### Data for the task
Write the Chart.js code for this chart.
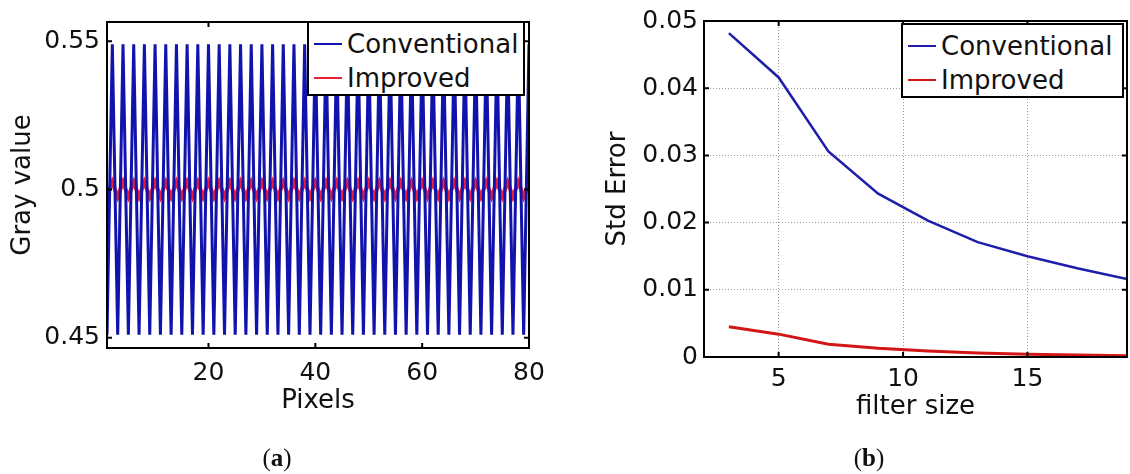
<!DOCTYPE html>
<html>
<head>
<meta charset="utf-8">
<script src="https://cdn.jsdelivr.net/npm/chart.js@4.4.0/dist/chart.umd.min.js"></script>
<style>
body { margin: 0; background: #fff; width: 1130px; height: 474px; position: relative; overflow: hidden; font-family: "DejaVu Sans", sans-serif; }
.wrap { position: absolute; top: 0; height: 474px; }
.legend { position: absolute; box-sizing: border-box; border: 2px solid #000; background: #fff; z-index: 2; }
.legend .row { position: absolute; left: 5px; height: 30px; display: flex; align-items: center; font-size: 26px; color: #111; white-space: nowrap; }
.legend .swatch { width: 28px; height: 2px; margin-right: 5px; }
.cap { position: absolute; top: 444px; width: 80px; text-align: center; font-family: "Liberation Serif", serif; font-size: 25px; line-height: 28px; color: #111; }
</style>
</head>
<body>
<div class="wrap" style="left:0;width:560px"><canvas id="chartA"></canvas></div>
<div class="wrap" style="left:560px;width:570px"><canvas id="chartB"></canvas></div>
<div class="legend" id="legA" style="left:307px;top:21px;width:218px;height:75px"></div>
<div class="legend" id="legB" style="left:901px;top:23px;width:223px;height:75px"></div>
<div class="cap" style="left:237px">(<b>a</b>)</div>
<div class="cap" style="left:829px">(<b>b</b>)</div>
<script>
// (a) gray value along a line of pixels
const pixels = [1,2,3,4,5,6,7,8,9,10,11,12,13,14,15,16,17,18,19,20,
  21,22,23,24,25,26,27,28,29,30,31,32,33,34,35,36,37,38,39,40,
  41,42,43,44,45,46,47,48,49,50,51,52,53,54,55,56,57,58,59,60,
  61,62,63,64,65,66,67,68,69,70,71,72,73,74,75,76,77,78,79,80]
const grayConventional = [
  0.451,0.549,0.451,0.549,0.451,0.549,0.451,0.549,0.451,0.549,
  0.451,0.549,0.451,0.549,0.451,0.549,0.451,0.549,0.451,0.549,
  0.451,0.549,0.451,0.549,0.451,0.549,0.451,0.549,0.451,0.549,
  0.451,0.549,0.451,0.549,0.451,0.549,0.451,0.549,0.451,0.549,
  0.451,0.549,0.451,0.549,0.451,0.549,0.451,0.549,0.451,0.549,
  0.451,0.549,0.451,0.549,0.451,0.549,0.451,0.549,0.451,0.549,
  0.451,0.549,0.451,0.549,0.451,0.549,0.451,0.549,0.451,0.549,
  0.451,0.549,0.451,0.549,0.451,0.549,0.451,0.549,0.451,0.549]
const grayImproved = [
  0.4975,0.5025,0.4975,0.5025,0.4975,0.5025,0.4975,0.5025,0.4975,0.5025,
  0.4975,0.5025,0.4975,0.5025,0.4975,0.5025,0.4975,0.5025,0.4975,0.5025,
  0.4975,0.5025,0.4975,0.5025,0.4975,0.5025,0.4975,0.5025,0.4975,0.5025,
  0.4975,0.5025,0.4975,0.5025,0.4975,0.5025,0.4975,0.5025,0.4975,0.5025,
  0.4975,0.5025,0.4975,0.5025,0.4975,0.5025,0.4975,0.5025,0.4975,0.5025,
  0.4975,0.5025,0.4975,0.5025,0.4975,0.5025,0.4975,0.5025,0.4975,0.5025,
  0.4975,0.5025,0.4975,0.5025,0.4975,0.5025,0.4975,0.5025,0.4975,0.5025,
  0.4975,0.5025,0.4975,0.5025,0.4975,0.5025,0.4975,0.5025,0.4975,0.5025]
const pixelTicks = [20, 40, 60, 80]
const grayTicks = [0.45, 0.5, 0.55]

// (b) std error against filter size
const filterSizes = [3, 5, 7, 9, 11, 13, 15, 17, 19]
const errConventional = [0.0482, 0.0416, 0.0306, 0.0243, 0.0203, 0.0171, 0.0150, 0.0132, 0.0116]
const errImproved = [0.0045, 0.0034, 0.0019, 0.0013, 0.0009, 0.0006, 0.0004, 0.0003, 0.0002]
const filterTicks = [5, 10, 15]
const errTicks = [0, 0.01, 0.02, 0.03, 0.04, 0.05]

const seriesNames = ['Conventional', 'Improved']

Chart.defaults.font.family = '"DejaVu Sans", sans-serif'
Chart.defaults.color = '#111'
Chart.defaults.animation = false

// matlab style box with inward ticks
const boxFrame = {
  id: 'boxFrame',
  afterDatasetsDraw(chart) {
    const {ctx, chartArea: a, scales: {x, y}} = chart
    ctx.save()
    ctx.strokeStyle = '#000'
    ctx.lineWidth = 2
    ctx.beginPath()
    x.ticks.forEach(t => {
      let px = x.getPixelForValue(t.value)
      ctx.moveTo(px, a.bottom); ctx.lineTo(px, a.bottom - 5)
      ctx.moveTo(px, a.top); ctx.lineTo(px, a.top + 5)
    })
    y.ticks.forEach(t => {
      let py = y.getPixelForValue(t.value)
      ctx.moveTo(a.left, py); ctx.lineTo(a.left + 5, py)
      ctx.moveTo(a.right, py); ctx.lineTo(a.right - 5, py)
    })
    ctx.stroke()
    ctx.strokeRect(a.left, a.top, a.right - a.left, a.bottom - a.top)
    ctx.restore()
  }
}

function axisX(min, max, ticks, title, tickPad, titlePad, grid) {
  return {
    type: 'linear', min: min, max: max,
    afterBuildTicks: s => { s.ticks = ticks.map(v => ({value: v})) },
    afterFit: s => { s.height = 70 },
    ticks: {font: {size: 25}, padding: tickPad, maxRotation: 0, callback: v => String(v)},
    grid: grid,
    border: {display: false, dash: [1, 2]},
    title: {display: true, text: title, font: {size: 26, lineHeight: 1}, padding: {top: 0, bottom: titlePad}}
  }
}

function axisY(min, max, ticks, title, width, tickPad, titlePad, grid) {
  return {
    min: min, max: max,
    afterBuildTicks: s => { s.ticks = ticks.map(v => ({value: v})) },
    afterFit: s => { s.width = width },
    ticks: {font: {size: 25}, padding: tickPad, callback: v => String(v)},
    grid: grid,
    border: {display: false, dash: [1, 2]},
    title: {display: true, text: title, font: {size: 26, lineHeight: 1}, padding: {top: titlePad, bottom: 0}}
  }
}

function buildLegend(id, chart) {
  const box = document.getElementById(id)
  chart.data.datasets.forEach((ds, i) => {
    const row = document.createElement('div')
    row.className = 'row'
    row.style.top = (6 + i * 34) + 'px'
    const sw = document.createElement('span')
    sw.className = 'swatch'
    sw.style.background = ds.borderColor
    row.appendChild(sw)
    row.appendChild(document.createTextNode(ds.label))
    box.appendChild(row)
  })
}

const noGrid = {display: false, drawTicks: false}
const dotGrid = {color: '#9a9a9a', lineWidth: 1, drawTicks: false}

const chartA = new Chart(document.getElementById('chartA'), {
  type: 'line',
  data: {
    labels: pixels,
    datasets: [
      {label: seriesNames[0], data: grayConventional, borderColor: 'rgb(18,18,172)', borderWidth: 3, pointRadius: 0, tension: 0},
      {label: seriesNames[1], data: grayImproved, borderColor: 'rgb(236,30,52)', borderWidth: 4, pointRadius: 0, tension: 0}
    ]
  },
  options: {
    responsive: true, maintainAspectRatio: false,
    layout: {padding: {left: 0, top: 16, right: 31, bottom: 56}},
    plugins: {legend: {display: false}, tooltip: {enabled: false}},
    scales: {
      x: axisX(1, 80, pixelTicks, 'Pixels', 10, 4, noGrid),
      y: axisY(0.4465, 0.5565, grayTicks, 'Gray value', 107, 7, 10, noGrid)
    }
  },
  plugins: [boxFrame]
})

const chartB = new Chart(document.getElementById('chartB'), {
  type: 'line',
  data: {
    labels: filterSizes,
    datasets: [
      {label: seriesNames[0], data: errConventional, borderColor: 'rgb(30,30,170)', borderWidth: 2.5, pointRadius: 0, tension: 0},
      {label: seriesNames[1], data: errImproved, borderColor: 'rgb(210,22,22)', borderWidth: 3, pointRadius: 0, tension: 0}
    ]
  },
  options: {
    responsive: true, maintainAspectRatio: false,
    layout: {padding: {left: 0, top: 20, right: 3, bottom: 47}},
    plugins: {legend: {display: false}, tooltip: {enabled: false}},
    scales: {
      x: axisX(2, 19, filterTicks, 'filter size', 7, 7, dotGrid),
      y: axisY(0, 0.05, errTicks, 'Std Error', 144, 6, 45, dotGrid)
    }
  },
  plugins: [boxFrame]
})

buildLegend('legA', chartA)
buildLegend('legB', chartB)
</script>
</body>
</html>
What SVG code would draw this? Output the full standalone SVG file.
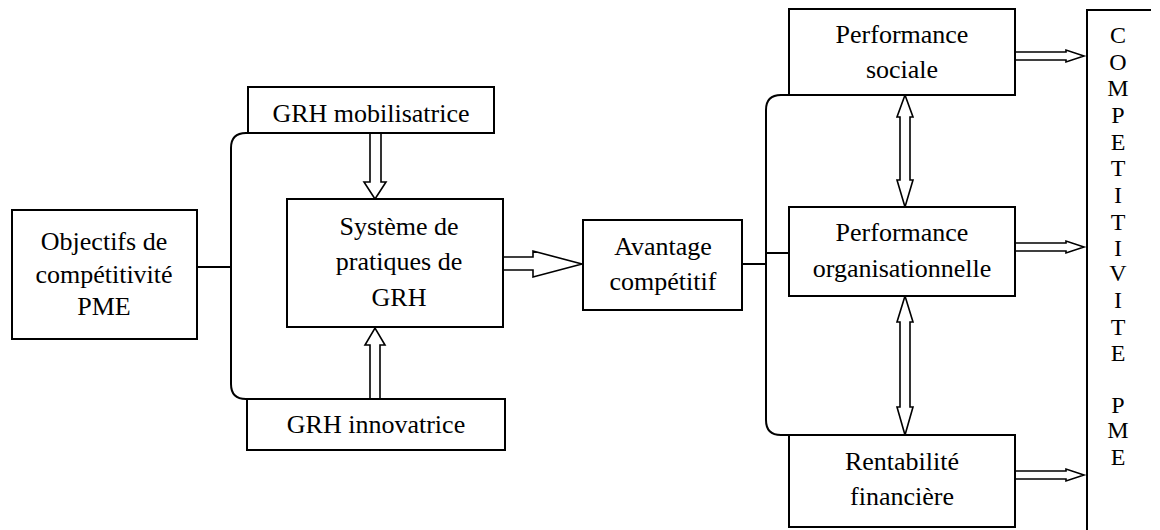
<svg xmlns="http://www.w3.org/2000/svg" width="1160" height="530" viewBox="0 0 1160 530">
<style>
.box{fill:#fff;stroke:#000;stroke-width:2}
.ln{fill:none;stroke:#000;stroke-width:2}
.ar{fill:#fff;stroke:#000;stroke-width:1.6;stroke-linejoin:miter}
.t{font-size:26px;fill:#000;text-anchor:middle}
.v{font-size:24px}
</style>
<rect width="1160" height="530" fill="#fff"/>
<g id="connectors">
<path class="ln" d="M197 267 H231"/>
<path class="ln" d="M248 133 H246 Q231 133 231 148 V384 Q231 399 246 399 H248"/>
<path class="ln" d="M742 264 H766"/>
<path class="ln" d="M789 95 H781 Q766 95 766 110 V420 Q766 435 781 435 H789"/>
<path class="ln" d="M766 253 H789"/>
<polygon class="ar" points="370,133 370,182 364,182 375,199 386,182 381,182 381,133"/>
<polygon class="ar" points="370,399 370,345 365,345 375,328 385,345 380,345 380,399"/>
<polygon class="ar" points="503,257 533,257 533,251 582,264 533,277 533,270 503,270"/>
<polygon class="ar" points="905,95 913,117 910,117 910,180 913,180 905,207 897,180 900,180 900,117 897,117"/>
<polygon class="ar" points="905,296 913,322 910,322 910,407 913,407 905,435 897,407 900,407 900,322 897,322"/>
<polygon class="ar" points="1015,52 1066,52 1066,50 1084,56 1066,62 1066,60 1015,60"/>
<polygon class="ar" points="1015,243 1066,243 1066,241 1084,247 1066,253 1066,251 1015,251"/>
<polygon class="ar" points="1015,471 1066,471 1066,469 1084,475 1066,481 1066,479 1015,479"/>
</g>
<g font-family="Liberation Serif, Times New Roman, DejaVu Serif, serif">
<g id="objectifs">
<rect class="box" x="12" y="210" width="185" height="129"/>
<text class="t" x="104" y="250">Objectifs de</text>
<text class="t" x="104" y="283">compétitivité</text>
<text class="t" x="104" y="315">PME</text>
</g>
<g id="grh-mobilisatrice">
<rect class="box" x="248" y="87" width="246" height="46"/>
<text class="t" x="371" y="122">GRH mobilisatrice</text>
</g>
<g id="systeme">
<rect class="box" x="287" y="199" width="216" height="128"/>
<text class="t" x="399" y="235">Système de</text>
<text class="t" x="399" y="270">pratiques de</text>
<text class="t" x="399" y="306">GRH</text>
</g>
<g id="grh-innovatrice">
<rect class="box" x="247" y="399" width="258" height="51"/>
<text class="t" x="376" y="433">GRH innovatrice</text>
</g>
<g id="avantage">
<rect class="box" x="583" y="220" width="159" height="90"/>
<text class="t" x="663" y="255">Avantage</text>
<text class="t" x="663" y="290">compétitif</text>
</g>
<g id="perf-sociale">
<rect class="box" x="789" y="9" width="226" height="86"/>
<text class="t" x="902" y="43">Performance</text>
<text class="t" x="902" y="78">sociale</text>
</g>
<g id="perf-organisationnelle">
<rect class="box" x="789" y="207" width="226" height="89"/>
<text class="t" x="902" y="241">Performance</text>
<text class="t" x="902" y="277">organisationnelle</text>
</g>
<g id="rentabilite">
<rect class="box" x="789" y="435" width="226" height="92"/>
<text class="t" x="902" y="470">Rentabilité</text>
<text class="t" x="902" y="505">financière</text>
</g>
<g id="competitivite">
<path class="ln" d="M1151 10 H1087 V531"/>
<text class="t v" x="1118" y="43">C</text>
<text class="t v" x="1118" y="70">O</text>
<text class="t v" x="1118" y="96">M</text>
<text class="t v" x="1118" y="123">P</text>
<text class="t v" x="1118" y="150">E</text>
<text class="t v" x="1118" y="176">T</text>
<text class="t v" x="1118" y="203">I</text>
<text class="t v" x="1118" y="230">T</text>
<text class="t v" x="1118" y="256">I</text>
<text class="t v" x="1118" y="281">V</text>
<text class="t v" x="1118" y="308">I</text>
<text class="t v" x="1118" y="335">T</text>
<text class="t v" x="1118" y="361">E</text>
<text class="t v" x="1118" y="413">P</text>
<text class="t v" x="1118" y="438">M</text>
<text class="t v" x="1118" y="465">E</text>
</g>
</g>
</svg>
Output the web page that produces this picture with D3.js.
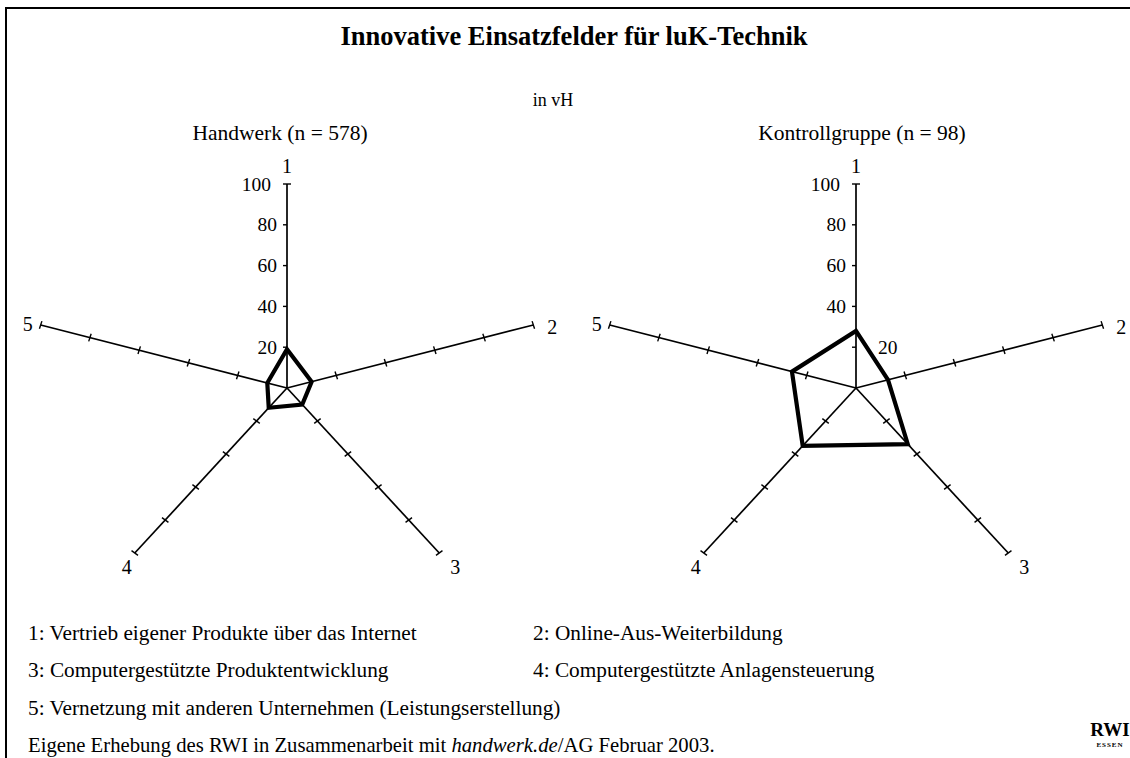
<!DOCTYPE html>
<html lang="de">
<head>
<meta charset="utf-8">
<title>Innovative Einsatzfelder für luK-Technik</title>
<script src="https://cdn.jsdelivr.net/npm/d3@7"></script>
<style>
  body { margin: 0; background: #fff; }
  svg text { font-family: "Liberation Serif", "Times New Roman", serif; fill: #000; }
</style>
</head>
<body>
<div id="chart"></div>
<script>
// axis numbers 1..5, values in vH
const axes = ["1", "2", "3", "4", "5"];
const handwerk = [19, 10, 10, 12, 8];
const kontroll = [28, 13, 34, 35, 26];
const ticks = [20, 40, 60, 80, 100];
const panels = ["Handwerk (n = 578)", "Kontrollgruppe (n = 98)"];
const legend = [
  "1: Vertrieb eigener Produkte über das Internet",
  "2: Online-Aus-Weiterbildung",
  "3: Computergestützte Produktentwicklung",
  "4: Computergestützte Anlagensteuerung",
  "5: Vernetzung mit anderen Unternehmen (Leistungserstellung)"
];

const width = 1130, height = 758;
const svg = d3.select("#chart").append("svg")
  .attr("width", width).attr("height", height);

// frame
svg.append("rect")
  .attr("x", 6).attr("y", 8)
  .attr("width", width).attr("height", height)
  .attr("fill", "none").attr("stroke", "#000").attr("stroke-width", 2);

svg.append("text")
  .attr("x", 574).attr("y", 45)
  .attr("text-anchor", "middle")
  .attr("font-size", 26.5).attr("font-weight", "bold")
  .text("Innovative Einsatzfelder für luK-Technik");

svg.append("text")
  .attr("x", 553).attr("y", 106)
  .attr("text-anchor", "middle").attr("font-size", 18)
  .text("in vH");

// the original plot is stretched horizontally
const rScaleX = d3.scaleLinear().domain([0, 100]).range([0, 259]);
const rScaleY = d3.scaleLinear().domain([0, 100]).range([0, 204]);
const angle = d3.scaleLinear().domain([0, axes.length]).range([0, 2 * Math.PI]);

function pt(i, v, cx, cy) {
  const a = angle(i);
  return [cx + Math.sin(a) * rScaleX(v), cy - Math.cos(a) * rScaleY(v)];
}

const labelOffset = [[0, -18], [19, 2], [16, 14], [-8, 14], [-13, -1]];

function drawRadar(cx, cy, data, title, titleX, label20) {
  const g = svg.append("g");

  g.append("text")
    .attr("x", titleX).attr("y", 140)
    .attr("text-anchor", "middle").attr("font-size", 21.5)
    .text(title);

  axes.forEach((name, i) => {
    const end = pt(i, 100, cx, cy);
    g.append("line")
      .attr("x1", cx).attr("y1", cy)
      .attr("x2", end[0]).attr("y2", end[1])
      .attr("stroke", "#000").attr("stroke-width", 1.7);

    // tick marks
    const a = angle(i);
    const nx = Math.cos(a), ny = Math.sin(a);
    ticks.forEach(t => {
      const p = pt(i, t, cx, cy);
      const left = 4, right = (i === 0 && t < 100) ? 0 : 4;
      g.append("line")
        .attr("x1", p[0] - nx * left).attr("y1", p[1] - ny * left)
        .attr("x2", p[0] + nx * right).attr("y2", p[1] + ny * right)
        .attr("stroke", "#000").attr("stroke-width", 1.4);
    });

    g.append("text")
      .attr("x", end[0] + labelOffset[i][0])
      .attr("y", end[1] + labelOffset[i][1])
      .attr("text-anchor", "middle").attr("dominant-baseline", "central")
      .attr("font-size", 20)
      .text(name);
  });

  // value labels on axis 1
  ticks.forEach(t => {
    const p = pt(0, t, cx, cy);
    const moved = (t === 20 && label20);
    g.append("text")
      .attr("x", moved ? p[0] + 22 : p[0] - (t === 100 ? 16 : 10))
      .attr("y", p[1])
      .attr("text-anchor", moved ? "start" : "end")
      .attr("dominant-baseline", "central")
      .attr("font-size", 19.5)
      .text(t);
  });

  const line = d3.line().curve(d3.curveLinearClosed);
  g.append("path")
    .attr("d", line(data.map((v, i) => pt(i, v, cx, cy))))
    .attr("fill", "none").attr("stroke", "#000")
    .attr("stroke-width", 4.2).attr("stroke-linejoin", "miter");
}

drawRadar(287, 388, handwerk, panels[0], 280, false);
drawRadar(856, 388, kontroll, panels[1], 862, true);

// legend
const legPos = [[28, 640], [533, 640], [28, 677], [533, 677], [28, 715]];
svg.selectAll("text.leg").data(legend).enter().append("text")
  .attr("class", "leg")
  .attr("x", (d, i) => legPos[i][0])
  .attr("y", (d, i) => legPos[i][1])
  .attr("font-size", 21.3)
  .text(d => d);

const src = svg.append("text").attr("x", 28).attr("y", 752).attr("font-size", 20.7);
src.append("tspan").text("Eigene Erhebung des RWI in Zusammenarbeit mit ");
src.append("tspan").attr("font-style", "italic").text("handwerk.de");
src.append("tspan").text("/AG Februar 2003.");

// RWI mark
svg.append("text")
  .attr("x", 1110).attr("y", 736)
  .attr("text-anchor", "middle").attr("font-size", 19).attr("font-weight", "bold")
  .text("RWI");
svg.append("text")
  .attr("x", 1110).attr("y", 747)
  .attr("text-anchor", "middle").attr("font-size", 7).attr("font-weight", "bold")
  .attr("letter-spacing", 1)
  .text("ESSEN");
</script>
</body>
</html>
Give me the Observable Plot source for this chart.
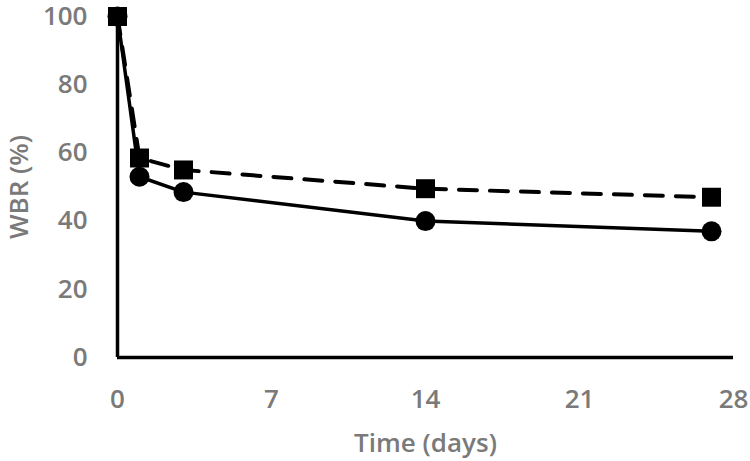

### Written task
Above are the records. Copy every line in them holding "code".

### Output for this task
Write the Chart.js code for this chart.
What SVG code would draw this? Output the full standalone SVG file.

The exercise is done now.